→ TASK TO CARRY OUT
Return the whole listing, line for line, without the pictures in it.

· · · · ·

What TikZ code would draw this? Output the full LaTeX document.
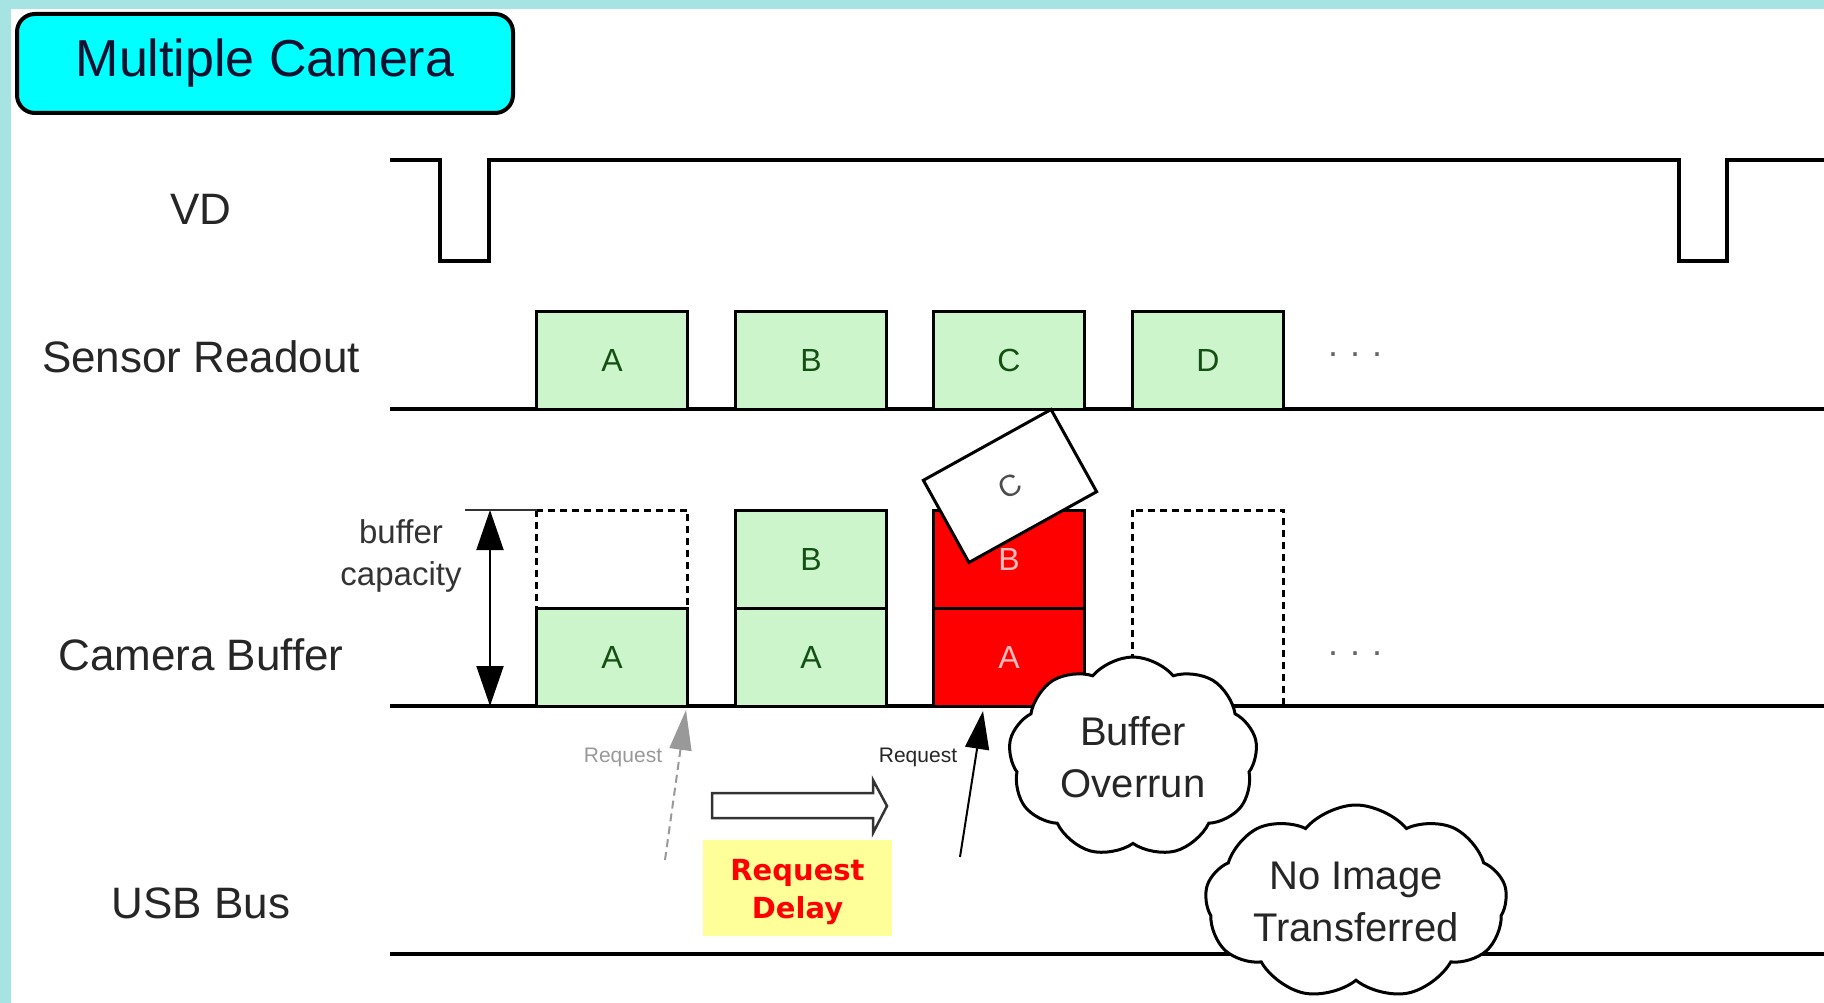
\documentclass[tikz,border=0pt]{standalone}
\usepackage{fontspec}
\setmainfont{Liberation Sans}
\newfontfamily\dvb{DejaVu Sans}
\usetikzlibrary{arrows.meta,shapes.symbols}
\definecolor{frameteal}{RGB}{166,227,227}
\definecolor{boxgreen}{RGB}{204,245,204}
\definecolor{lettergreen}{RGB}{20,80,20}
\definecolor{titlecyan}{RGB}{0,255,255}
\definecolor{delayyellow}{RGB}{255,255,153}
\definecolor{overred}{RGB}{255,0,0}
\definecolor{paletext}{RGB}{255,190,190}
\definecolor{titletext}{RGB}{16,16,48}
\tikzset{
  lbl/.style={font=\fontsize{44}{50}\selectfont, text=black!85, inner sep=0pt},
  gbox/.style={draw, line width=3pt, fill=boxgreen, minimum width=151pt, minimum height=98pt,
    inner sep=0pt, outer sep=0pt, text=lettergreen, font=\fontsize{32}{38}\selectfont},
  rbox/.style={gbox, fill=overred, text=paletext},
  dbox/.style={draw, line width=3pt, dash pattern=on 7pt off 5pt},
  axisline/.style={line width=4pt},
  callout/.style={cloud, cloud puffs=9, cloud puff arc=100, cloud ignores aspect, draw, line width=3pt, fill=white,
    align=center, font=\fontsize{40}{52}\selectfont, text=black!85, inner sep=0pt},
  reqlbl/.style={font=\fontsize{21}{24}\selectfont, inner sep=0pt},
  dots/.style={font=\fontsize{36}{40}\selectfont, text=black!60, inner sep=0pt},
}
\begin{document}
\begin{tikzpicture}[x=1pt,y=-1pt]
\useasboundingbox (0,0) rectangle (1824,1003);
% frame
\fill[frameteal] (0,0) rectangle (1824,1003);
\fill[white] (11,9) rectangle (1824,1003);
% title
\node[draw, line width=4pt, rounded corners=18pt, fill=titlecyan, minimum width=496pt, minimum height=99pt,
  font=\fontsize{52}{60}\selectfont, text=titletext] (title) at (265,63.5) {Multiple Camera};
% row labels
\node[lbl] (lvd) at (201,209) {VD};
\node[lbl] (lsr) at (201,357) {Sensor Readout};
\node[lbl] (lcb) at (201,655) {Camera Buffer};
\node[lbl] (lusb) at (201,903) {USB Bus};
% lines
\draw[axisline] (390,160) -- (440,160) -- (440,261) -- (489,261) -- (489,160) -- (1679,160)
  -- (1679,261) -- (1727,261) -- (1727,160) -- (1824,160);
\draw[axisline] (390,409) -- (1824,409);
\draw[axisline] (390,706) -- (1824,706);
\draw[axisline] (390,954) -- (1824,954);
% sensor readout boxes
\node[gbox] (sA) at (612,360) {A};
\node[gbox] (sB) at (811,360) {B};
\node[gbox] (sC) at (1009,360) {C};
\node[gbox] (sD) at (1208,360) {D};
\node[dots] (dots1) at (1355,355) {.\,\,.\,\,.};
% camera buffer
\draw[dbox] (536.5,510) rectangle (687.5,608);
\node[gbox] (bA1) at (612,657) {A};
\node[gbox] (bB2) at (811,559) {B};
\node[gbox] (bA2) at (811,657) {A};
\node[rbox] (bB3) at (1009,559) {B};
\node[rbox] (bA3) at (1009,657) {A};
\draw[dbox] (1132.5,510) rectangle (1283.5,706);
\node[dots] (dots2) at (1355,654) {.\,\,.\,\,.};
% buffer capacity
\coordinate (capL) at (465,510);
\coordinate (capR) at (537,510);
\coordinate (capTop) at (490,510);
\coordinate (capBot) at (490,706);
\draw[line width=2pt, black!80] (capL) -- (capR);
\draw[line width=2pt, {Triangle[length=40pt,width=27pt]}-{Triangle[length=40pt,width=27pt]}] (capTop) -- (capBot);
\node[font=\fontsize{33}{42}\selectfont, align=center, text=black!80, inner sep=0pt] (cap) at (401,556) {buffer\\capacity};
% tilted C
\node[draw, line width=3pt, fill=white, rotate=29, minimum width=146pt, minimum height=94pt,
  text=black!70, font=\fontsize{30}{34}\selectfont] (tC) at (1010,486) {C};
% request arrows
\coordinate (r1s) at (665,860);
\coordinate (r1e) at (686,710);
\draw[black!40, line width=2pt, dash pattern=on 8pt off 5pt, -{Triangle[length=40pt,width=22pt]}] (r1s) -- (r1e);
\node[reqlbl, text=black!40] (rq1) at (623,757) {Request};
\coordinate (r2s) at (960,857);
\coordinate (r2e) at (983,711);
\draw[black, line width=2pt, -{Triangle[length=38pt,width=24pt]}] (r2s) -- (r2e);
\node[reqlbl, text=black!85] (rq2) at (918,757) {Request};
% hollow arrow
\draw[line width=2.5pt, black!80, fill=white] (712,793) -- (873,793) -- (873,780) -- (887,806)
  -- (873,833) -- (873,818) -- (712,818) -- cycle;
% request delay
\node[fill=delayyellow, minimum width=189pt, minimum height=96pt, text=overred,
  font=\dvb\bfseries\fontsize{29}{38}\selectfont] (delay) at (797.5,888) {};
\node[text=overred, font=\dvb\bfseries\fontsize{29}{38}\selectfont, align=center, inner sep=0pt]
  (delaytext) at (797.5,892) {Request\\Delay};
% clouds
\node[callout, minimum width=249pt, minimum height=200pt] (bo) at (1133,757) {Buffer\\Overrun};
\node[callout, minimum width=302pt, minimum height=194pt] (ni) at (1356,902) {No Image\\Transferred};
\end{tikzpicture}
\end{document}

· · · · ·

→ CORRECT ANSWER
What TikZ code would draw this? Output the full LaTeX document.
\documentclass[tikz,border=0pt]{standalone}
\usepackage{fontspec}
\setmainfont{Liberation Sans}
\newfontfamily\dvb{DejaVu Sans}
\usetikzlibrary{arrows.meta,shapes.symbols}
\definecolor{frameteal}{RGB}{166,227,227}
\definecolor{boxgreen}{RGB}{204,245,204}
\definecolor{lettergreen}{RGB}{20,80,20}
\definecolor{titlecyan}{RGB}{0,255,255}
\definecolor{delayyellow}{RGB}{255,255,153}
\definecolor{overred}{RGB}{255,0,0}
\definecolor{paletext}{RGB}{255,190,190}
\definecolor{titletext}{RGB}{16,16,48}
\tikzset{
  lbl/.style={font=\fontsize{44}{50}\selectfont, text=black!85, inner sep=0pt},
  gbox/.style={draw, line width=3pt, fill=boxgreen, minimum width=151pt, minimum height=98pt,
    inner sep=0pt, outer sep=0pt, text=lettergreen, font=\fontsize{32}{38}\selectfont},
  rbox/.style={gbox, fill=overred, text=paletext},
  dbox/.style={draw, line width=3pt, dash pattern=on 7pt off 5pt},
  axisline/.style={line width=4pt},
  callout/.style={cloud, cloud puffs=9, cloud puff arc=100, cloud ignores aspect, draw, line width=3pt, fill=white,
    align=center, font=\fontsize{40}{52}\selectfont, text=black!85, inner sep=0pt},
  reqlbl/.style={font=\fontsize{21}{24}\selectfont, inner sep=0pt},
  dots/.style={font=\fontsize{36}{40}\selectfont, text=black!60, inner sep=0pt},
}
\begin{document}
\begin{tikzpicture}[x=1pt,y=-1pt]
\useasboundingbox (0,0) rectangle (1824,1003);
% frame
\fill[frameteal] (0,0) rectangle (1824,1003);
\fill[white] (11,9) rectangle (1824,1003);
% title
\node[draw, line width=4pt, rounded corners=18pt, fill=titlecyan, minimum width=496pt, minimum height=99pt,
  font=\fontsize{52}{60}\selectfont, text=titletext] (title) at (265,63.5) {Multiple Camera};
% row labels
\node[lbl] (lvd) at (201,209) {VD};
\node[lbl] (lsr) at (201,357) {Sensor Readout};
\node[lbl] (lcb) at (201,655) {Camera Buffer};
\node[lbl] (lusb) at (201,903) {USB Bus};
% lines
\draw[axisline] (390,160) -- (440,160) -- (440,261) -- (489,261) -- (489,160) -- (1679,160)
  -- (1679,261) -- (1727,261) -- (1727,160) -- (1824,160);
\draw[axisline] (390,409) -- (1824,409);
\draw[axisline] (390,706) -- (1824,706);
\draw[axisline] (390,954) -- (1824,954);
% sensor readout boxes
\node[gbox] (sA) at (612,360) {A};
\node[gbox] (sB) at (811,360) {B};
\node[gbox] (sC) at (1009,360) {C};
\node[gbox] (sD) at (1208,360) {D};
\node[dots] (dots1) at (1355,355) {.\,\,.\,\,.};
% camera buffer
\draw[dbox] (536.5,510) rectangle (687.5,608);
\node[gbox] (bA1) at (612,657) {A};
\node[gbox] (bB2) at (811,559) {B};
\node[gbox] (bA2) at (811,657) {A};
\node[rbox] (bB3) at (1009,559) {B};
\node[rbox] (bA3) at (1009,657) {A};
\draw[dbox] (1132.5,510) rectangle (1283.5,706);
\node[dots] (dots2) at (1355,654) {.\,\,.\,\,.};
% buffer capacity
\coordinate (capL) at (465,510);
\coordinate (capR) at (537,510);
\coordinate (capTop) at (490,510);
\coordinate (capBot) at (490,706);
\draw[line width=2pt, black!80] (capL) -- (capR);
\draw[line width=2pt, {Triangle[length=40pt,width=27pt]}-{Triangle[length=40pt,width=27pt]}] (capTop) -- (capBot);
\node[font=\fontsize{33}{42}\selectfont, align=center, text=black!80, inner sep=0pt] (cap) at (401,556) {buffer\\capacity};
% tilted C
\node[draw, line width=3pt, fill=white, rotate=29, minimum width=146pt, minimum height=94pt,
  text=black!70, font=\fontsize{30}{34}\selectfont] (tC) at (1010,486) {C};
% request arrows
\coordinate (r1s) at (665,860);
\coordinate (r1e) at (686,710);
\draw[black!40, line width=2pt, dash pattern=on 8pt off 5pt, -{Triangle[length=40pt,width=22pt]}] (r1s) -- (r1e);
\node[reqlbl, text=black!40] (rq1) at (623,757) {Request};
\coordinate (r2s) at (960,857);
\coordinate (r2e) at (983,711);
\draw[black, line width=2pt, -{Triangle[length=38pt,width=24pt]}] (r2s) -- (r2e);
\node[reqlbl, text=black!85] (rq2) at (918,757) {Request};
% hollow arrow
\draw[line width=2.5pt, black!80, fill=white] (712,793) -- (873,793) -- (873,780) -- (887,806)
  -- (873,833) -- (873,818) -- (712,818) -- cycle;
% request delay
\node[fill=delayyellow, minimum width=189pt, minimum height=96pt, text=overred,
  font=\dvb\bfseries\fontsize{29}{38}\selectfont] (delay) at (797.5,888) {};
\node[text=overred, font=\dvb\bfseries\fontsize{29}{38}\selectfont, align=center, inner sep=0pt]
  (delaytext) at (797.5,892) {Request\\Delay};
% clouds
\node[callout, minimum width=249pt, minimum height=200pt] (bo) at (1133,757) {Buffer\\Overrun};
\node[callout, minimum width=302pt, minimum height=194pt] (ni) at (1356,902) {No Image\\Transferred};
\end{tikzpicture}
\end{document}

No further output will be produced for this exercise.